■ Die Anderen: Zur Reaktion der Türkei nach dem EU-Gipfel schreibt "Il Messagero" / "Liberation" kommentiert dazu / Der "Tagesspiegel" kommentiert Irans Dialogangebot an die USA / Die "Badische Zeitung" widmet sich kritisch der Rolle der FDP
Zur Reaktion der Türkei nach dem EU-Gipfel schreibt „Il Messaggero“ aus Rom: Ankara läuft Gefahr, zu verdauen, vom Erweiterungsprozeß der EU zumindest in der ersten Phase ausgeschlossen zu werden. Und deshalb ließ Yilmaz wissen, daß Ankara den Dialog mit der Union abbricht. Aber dabei bleibt es nicht, der Premier kündigt zudem an, daß die Türkei in der Zypernfrage und dem Streit mit Griechenland nunmehr ihren eigenen Kopf durchsetzen könnte, ohne dabei der Haltung Brüssels Rechnung zu tragen. Aber was hat die EU eigentlich von der Türkei verlangt? Neben den wirtschaftlichen Problemen (eine Inflation von 100 Prozent), dem scharfen Widerspruch Griechenlands und der Tatsache, daß Deutschland einen erneuten Zustrom türkischer Einwanderer fürchtet, war die Türkei aufgefordert worden, die Menschenrechte zu respektieren.
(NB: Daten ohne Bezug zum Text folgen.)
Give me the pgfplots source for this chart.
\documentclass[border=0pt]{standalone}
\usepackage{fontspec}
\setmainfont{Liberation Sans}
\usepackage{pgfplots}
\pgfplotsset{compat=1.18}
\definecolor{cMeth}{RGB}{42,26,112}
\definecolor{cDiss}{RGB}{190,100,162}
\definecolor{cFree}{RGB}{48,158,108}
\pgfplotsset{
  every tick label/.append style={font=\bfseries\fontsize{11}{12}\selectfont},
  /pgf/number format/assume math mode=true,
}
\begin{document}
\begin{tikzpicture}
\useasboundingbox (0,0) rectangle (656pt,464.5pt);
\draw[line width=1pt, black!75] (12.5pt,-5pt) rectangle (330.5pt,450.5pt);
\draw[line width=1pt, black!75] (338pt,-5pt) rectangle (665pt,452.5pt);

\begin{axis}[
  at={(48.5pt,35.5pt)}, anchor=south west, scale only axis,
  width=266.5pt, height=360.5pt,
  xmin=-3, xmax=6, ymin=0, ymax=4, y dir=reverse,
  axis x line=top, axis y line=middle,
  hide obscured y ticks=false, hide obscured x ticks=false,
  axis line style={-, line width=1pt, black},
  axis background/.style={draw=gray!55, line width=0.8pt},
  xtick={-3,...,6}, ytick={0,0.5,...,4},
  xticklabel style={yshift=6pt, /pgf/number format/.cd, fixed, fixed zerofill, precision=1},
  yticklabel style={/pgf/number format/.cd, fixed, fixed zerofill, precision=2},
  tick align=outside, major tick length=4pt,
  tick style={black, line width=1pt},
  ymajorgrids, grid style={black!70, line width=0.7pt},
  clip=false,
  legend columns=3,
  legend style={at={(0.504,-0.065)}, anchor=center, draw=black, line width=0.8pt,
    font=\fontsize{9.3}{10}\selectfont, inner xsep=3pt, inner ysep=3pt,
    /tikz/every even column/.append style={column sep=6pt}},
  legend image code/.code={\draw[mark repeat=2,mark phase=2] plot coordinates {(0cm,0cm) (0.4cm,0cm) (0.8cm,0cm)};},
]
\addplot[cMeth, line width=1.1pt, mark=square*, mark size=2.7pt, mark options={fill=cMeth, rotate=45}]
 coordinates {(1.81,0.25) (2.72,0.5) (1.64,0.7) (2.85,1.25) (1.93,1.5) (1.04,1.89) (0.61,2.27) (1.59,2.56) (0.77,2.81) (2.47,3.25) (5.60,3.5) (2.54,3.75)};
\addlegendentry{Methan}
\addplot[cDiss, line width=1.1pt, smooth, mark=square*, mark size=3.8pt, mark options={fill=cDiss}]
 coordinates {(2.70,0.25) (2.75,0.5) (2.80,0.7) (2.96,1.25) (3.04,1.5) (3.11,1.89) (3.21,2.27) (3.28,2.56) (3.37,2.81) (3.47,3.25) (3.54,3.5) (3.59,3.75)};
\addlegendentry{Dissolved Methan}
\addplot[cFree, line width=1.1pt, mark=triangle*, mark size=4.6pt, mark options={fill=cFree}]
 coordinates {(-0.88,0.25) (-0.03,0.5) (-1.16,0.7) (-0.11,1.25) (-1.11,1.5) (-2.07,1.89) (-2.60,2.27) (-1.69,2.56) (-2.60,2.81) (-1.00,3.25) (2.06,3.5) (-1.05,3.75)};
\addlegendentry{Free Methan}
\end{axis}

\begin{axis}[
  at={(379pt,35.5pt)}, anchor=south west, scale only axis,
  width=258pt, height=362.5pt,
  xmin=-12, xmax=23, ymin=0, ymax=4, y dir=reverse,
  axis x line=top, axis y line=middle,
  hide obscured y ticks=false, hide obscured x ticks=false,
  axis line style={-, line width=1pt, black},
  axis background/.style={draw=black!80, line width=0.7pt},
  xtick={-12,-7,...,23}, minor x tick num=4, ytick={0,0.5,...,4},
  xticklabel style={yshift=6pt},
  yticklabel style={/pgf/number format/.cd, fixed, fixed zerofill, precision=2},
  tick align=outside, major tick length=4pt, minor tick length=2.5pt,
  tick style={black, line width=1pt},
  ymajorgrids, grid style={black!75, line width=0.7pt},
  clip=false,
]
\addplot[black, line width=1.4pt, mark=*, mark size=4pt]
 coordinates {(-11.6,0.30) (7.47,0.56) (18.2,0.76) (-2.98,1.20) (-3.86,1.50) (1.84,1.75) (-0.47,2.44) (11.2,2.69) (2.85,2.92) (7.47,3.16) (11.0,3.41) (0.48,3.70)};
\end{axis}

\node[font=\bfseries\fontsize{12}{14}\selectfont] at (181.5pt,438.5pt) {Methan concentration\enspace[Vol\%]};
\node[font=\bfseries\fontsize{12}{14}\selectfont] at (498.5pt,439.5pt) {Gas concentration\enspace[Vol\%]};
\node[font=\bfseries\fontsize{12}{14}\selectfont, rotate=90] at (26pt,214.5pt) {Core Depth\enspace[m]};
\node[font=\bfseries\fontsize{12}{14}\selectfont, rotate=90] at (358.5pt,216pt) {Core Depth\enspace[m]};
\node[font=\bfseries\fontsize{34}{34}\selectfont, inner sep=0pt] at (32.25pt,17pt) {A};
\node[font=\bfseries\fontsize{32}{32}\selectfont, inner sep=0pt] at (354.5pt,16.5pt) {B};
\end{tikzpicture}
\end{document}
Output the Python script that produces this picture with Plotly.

„Liberation“ kommentiert dazu: Die Krise zwischen der EU und Ankara wird den ganzen Aufnahmeprozeß, wie er in Luxemburg festgelegt wurde, stören. Schon der Start der europäischen Konferenz im März 1998 in London ist ohne die Türkei wenig sinnvoll. Zudem droht Zypern, sich de facto von der „Aufnahmeprozedur“ – beginnend am 30. März 1998 – ausgeschlossen zu sehen. Denn das türkische Veto zu übergehen bedeutet die Gefahr, ein gefährliches Wechselspiel zwischen Brüssel und Ankara auszulösen.
Der Berliner „Tagesspiegel“ kommentiert Irans Dialogangebot an die USA: Iran will den USA bekunden: Nicht wir sind isoliert, Ihr seid es, die sich im Nahen Osten in eine Sackgasse manövriert habt. Wie gegenüber Europa, als es Iran gelang, den Deutschen einen entwürdigenden Spießrutenlauf zurück nach Teheran aufzuzwingen, so vertraut Chatami auch gegenüber den USA auf die Herrschaft wirtschaftlicher Interessen über moralische Prinzipien. Er kann sich gewiß sein, daß Clinton zu Hause mit seiner harten Linie isoliert ist. Und Clinton will kein zweiter Carter werden.
Die„ Badische Zeitung“ widmet sich kritisch der Rolle der FDP: Nicht jeder, der sich bewegt, macht auch Fortschritte. Da hat der FDP-Vorsitzende schon recht. Aber ist deshalb Stillstand besser als Bewegung? Das kann nicht Herrn Gerhardts Ernst sein. Zehn Monate vor der Bundestagswahl haben Union und SPD begonnen, sich in einer wichtigen Frage wie der Steuerreform noch einmal zu bewegen. Ob daraus Rückschritt, Fortschritt oder Pirouette wird, steht noch dahin. Aber schon jetzt ehrt es die Antreiber beider Lager, daß sie sich nicht mit dem Zustand parteipolitischer Lähmung abfinden. Abzuwarten, daß es noch schlimmer kommt, in der Hoffnung, daraus an der Wahlurne Kapital zu schlagen, so etwas nennt man Sonthofenstrategie. Die ist schon früher einmal gescheitert, samt ihrem Erfinder Strauß.